Mice live in wall cavities, roof spaces, and even below floorboards. They can squeeze through an opening the size of a dime. To prevent entry into your establishment:
  • Keep doors closed at all times. Make sure doors fit tightly so that no daylight is visible on the sides or bottom. A solid rubber sweep is a good way to seal off the bottom of solid or screened doors
  • Keep food in tightly sealed containers.
  • Eliminate holes and gaps in interior walls. Inspect your facility often for holes, gaps at floor/wall junctures, and spaces around pipes that protrude through walls.
  • Make sure floors and equipment are cleaned every day to eliminate food residue. A clean facility will eliminate the food source for rodents.
Know What to Look for
Since mice are most active at night, you could have an infestation and never see a single mouse. Be aware of signs indicating mice in your facility:
  • Mice do not see well and rely on feel and smell to move around. Because of this, they tend to move along walls. Be sure to check the floor along the walls for mouse droppings (feces) every day. The droppings are dark brown/black and are about as long as a grain of rice.
  • Mice are good climbers and can even climb walls if they are rough. Check all shelving and drawers for droppings.
  • Mice will gnaw on baseboards, food packing, etc. Check for signs of gnawing on baseboards, food packaging, etc.
Keep the exterior of your facility neat, clean, and free of food and harborage sources.

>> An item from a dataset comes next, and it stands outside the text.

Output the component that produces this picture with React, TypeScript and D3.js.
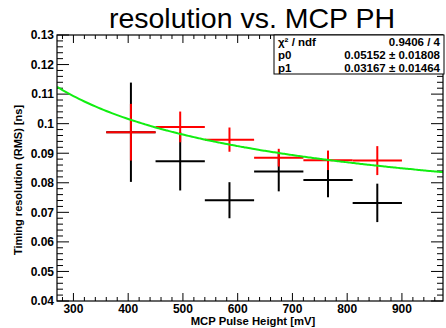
import React from "react";
import * as d3 from "d3";

const xCenters = [405, 495, 585, 675, 765, 855];
const xHalfWidth = [45, 45, 45, 45, 45, 45];
const redY = [0.0971, 0.0989, 0.0946, 0.0885, 0.0876, 0.0875];
const redErr = [0.0096, 0.0052, 0.0041, 0.003, 0.0033, 0.0049];
const blackY = [0.0971, 0.0873, 0.0741, 0.0838, 0.0809, 0.0732];
const blackErr = [0.0168, 0.0099, 0.0061, 0.0067, 0.0058, 0.0065];
const fitP0 = 0.05152;
const fitP1 = 0.03167;
const statsRows = [
  ["\u03c7\u00b2 / ndf", "0.9406 / 4"],
  ["p0", "0.05152 \u00b1 0.01808"],
  ["p1", "0.03167 \u00b1 0.01464"],
];
const xTicks = [300, 400, 500, 600, 700, 800, 900];
const yTicks = [0.04, 0.05, 0.06, 0.07, 0.08, 0.09, 0.1, 0.11, 0.12, 0.13];
const yTickLabels = ["0.04", "0.05", "0.06", "0.07", "0.08", "0.09", "0.1", "0.11", "0.12", "0.13"];

const W = 446, H = 328;
const L = 57, R = 443, T = 35, B = 301;
const FONT = "'Liberation Sans', Arial, Helvetica, sans-serif";

export default function App() {
  const x = d3.scaleLinear().domain([270, 975]).range([L, R]);
  const y = d3.scaleLinear().domain([0.04, 0.13]).range([B, T]);

  const xMinor = d3.range(280, 975, 20);
  const yMinor = d3.range(0, 46).map((i) => 0.04 + i * 0.002);

  const fitX = d3.range(270, 975.1, 5);
  const fitLine = d3
    .line<number>()
    .x((d) => x(d))
    .y((d) => y(fitP0 + fitP1 / Math.sqrt(d / 1000)))
    .curve(d3.curveMonotoneX);

  const isMajorX = (v: number) => Math.abs(v % 100) < 1e-6;
  const isMajorY = (v: number) => Math.abs(Math.round(v * 100) - v * 100) < 1e-6;

  const errBars = (ys: number[], errs: number[], color: string, key: string) =>
    xCenters.map((xc, i) => (
      <g key={key + i} stroke={color} strokeWidth={2}>
        <line x1={x(xc - xHalfWidth[i])} x2={x(xc + xHalfWidth[i])} y1={y(ys[i])} y2={y(ys[i])} />
        <line x1={x(xc)} x2={x(xc)} y1={y(ys[i] - errs[i])} y2={y(ys[i] + errs[i])} />
      </g>
    ));

  return (
    <svg width={W} height={H} style={{ position: "fixed", left: 0, top: 0, background: "#fff" }}>
      <rect x={0} y={0} width={W} height={H} fill="#fff" />
      <defs>
        <clipPath id="frame">
          <rect x={L} y={T} width={R - L} height={B - T} />
        </clipPath>
      </defs>

      {/* ticks */}
      <g stroke="#000" strokeWidth={1}>
        {xMinor.map((v) => {
          const len = isMajorX(v) ? 8 : 4;
          return (
            <g key={"xt" + v}>
              <line x1={x(v)} x2={x(v)} y1={B} y2={B - len} />
              <line x1={x(v)} x2={x(v)} y1={T} y2={T + len} />
            </g>
          );
        })}
        {yMinor.map((v) => {
          const len = isMajorY(v) ? 12 : 6;
          return (
            <g key={"yt" + v}>
              <line x1={L} x2={L + len} y1={y(v)} y2={y(v)} />
              <line x1={R} x2={R - len} y1={y(v)} y2={y(v)} />
            </g>
          );
        })}
      </g>

      {/* data */}
      <g clipPath="url(#frame)">
        {errBars(blackY, blackErr, "#000", "b")}
        {errBars(redY, redErr, "#ff0000", "r")}
        <path d={fitLine(fitX) || ""} fill="none" stroke="#11ee11" strokeWidth={2} />
      </g>

      {/* frame */}
      <rect x={L} y={T} width={R - L} height={B - T} fill="none" stroke="#000" strokeWidth={1.2} />

      {/* tick labels */}
      <g fontFamily={FONT} fontWeight="bold" fontSize={12} fill="#000">
        {yTicks.map((v, i) => (
          <text key={"yl" + v} x={54} y={y(v) + 4.3} textAnchor="end">
            {yTickLabels[i]}
          </text>
        ))}
        {xTicks.map((v) => (
          <text key={"xl" + v} x={x(v)} y={312.5} textAnchor="middle">
            {v}
          </text>
        ))}
      </g>

      {/* axis titles */}
      <text x={253} y={325.2} textAnchor="middle" fontFamily={FONT} fontWeight="bold" fontSize={11.3}>
        MCP Pulse Height [mV]
      </text>
      <text
        transform="translate(21.5,180) rotate(-90)"
        textAnchor="middle"
        fontFamily={FONT}
        fontWeight="bold"
        fontSize={11}
      >
        Timing resolution (RMS) [ns]
      </text>

      {/* title */}
      <text x={252} y={28} textAnchor="middle" fontFamily={FONT} fontSize={28.5} fill="#000">
        resolution vs. MCP PH
      </text>

      {/* stats box */}
      <rect x={274} y={T} width={170} height={39} fill="#fff" stroke="#000" strokeWidth={1} />
      <g fontFamily={FONT} fontWeight="bold" fontSize={11.5}>
        {statsRows.map((r, i) => (
          <g key={"s" + i}>
            <text x={278} y={45.5 + i * 13}>{r[0]}</text>
            <text x={440} y={45.5 + i * 13} textAnchor="end">{r[1]}</text>
          </g>
        ))}
      </g>
    </svg>
  );
}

Keep dumpsters closed. Keep the perimeter of the building foundation clear so burrows can be observed if present.

Eliminating the Problem
If you have a mouse problem at your facility, do not use poison. Poison can cause a serious, potentially lethal hazard. Plus, the mouse will take the poison, go back to its hiding space and die, causing a new problem of odor from mouse carcasses. Instead, conduct a thorough inspection and correct any items as described above. Clean up any mouse droppings. If they re-appear, contact a Department of Agriculture-certified Pest Control Operator (PCO).

Ideally, a PCO should be contracted to do routine surveillance of your facility for insects and rodents. Pesticides should be used on a limited basis, targeted to the type of pest identified, and only used by the certified PCO in a safe manner.

With prevention, monitoring, and swift action, pests can be kept in check, eliminating a potential health hazard at your facility.